▽
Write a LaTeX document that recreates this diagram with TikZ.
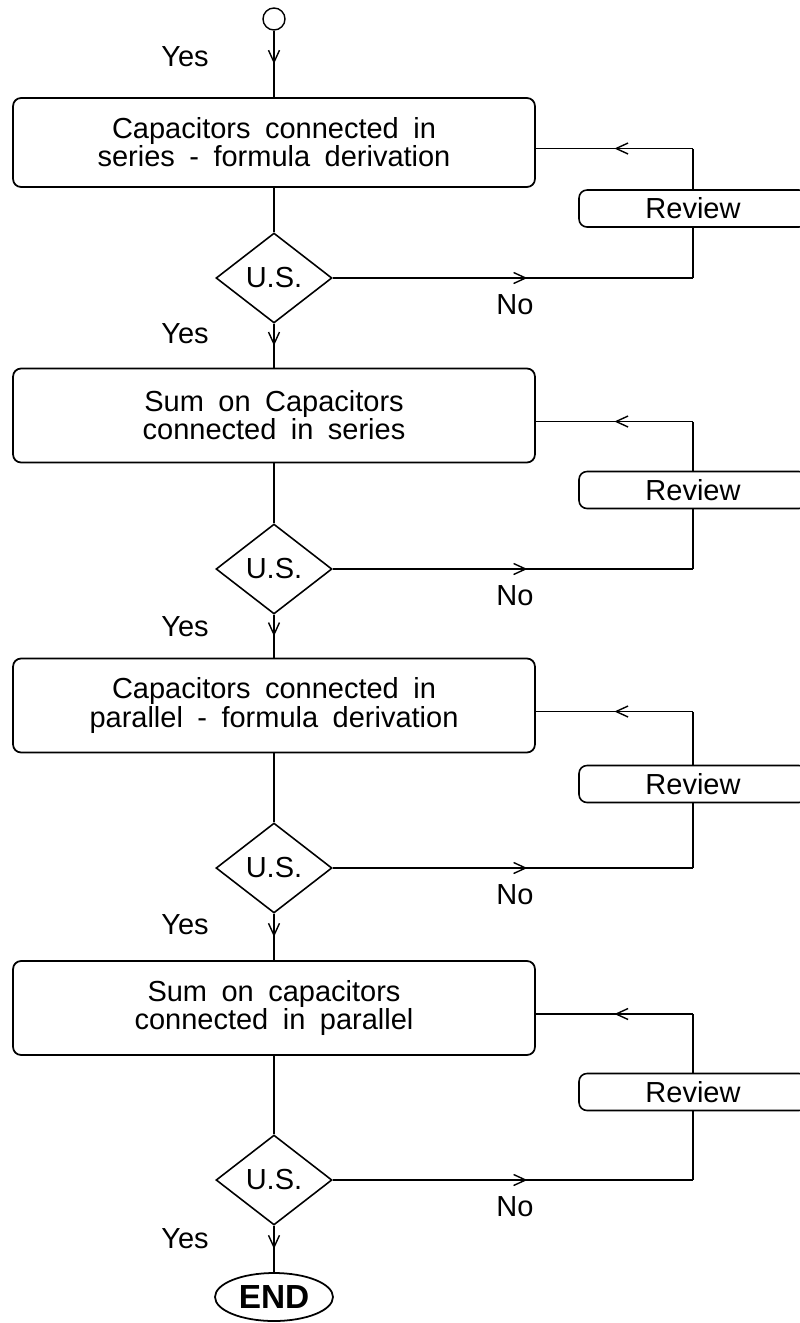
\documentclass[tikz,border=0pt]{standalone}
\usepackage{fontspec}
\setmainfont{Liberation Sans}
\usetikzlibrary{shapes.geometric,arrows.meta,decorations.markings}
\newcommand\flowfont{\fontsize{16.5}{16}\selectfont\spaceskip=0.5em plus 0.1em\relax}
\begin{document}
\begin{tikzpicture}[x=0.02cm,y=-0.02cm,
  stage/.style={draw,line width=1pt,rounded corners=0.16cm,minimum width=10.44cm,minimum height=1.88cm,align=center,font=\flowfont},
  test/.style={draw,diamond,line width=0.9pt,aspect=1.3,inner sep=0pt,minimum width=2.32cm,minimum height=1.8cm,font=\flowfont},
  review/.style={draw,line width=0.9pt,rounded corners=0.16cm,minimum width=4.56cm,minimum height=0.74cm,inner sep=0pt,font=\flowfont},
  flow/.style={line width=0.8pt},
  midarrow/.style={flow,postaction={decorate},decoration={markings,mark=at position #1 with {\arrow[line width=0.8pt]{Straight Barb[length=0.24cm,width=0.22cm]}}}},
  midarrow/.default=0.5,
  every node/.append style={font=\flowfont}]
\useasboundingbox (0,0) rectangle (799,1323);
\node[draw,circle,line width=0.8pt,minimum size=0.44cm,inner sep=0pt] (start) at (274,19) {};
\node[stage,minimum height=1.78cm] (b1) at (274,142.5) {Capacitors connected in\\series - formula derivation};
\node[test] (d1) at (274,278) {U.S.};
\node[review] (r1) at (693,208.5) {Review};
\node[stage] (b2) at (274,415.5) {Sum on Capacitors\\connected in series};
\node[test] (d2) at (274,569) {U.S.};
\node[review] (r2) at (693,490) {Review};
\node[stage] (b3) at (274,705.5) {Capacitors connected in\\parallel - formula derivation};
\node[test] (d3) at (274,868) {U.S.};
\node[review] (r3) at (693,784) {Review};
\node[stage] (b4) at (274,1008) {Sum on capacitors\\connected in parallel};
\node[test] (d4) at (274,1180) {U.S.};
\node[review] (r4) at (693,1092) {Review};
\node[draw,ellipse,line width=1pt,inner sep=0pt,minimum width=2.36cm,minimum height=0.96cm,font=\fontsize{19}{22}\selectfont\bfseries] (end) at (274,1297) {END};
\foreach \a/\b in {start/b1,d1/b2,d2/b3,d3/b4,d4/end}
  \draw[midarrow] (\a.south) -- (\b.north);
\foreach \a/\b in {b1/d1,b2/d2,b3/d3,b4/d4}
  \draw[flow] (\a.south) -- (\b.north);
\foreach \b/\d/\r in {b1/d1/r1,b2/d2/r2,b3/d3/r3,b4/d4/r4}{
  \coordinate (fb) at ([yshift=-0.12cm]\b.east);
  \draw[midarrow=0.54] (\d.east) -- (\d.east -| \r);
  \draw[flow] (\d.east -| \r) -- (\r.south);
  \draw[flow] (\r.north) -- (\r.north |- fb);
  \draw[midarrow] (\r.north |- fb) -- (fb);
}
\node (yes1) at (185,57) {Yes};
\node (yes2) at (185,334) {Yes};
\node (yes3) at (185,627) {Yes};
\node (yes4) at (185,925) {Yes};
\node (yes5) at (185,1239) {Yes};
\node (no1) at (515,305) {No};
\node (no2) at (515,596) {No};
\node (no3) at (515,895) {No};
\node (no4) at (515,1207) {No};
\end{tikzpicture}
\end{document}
△
GIVEN TASK
Copy each line that holds the word "with".

COMPLETE ANSWER
Write a LaTeX document that recreates this diagram with TikZ.
  midarrow/.style={flow,postaction={decorate},decoration={markings,mark=at position #1 with {\arrow[line width=0.8pt]{Straight Barb[length=0.24cm,width=0.22cm]}}}},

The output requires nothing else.